- [Work instructions]:
Your task is to retype, word for word, the lines from the start of the data through the line holding "const boxY = [7.5, 7.27, 5.93];". Do not include the pictures.

###

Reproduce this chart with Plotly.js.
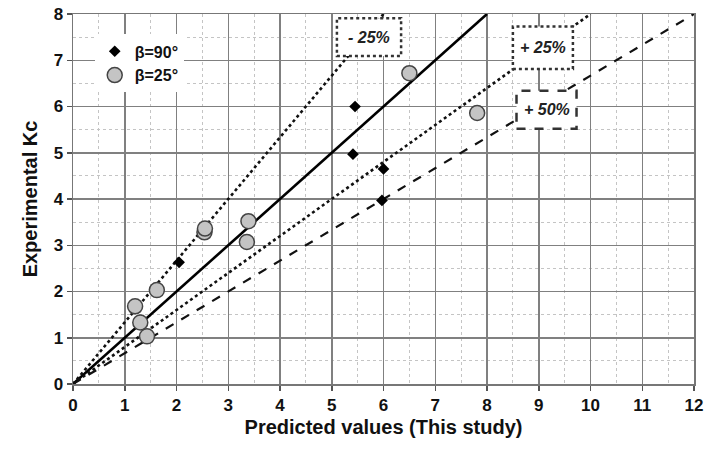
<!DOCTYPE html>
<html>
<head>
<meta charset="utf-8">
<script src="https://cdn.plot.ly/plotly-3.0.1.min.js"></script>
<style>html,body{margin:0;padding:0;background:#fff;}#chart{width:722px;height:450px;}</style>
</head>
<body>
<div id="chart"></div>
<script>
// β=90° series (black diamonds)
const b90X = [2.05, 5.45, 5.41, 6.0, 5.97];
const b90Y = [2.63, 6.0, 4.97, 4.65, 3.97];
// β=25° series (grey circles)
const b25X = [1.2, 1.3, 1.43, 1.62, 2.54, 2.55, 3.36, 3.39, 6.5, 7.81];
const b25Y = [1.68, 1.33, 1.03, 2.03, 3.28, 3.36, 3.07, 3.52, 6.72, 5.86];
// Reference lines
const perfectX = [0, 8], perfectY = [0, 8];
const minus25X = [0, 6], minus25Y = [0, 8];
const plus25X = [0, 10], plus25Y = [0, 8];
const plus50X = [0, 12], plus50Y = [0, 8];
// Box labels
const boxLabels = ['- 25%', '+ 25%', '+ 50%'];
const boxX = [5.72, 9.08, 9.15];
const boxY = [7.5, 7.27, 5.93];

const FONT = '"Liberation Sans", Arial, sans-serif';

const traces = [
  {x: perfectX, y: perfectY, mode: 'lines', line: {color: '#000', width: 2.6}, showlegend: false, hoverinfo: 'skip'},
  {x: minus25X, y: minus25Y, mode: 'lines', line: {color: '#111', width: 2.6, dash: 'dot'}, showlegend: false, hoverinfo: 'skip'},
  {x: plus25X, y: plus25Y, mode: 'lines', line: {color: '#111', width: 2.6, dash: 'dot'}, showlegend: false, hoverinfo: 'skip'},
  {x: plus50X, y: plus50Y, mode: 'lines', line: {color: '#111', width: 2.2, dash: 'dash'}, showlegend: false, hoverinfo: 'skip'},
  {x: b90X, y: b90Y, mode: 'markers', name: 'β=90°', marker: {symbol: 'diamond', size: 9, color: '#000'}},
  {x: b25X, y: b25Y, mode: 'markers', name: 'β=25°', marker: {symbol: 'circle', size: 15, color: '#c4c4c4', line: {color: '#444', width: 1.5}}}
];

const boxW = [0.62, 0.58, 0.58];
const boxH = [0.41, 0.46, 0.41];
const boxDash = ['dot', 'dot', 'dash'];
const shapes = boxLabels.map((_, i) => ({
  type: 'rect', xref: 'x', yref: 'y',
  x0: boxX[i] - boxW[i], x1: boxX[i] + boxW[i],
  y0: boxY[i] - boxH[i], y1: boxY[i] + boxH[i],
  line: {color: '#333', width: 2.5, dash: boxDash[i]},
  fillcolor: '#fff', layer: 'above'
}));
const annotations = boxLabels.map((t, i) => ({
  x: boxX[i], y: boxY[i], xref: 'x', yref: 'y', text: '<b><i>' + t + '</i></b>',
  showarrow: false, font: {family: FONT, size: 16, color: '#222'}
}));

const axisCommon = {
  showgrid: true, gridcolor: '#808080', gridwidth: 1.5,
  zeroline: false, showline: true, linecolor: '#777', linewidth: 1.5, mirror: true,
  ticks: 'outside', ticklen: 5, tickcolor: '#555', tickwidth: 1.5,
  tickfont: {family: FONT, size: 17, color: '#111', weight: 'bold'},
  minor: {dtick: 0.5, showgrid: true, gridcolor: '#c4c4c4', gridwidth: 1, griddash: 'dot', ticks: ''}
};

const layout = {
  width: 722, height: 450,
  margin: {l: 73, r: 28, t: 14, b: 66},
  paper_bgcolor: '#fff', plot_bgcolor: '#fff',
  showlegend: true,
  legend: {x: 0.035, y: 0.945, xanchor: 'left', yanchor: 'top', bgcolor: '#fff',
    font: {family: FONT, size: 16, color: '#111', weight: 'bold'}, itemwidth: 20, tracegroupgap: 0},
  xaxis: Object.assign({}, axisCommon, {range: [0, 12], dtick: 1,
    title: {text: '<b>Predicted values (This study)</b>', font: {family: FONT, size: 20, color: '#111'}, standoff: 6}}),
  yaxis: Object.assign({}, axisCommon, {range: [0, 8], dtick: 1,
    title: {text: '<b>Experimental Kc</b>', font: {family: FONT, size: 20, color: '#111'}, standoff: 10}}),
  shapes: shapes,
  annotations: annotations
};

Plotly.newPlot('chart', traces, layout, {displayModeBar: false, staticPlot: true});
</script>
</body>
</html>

###

- [Exercise solution]:
Reproduce this chart with Plotly.js.
<!DOCTYPE html>
<html>
<head>
<meta charset="utf-8">
<script src="https://cdn.plot.ly/plotly-3.0.1.min.js"></script>
<style>html,body{margin:0;padding:0;background:#fff;}#chart{width:722px;height:450px;}</style>
</head>
<body>
<div id="chart"></div>
<script>
// β=90° series (black diamonds)
const b90X = [2.05, 5.45, 5.41, 6.0, 5.97];
const b90Y = [2.63, 6.0, 4.97, 4.65, 3.97];
// β=25° series (grey circles)
const b25X = [1.2, 1.3, 1.43, 1.62, 2.54, 2.55, 3.36, 3.39, 6.5, 7.81];
const b25Y = [1.68, 1.33, 1.03, 2.03, 3.28, 3.36, 3.07, 3.52, 6.72, 5.86];
// Reference lines
const perfectX = [0, 8], perfectY = [0, 8];
const minus25X = [0, 6], minus25Y = [0, 8];
const plus25X = [0, 10], plus25Y = [0, 8];
const plus50X = [0, 12], plus50Y = [0, 8];
// Box labels
const boxLabels = ['- 25%', '+ 25%', '+ 50%'];
const boxX = [5.72, 9.08, 9.15];
const boxY = [7.5, 7.27, 5.93];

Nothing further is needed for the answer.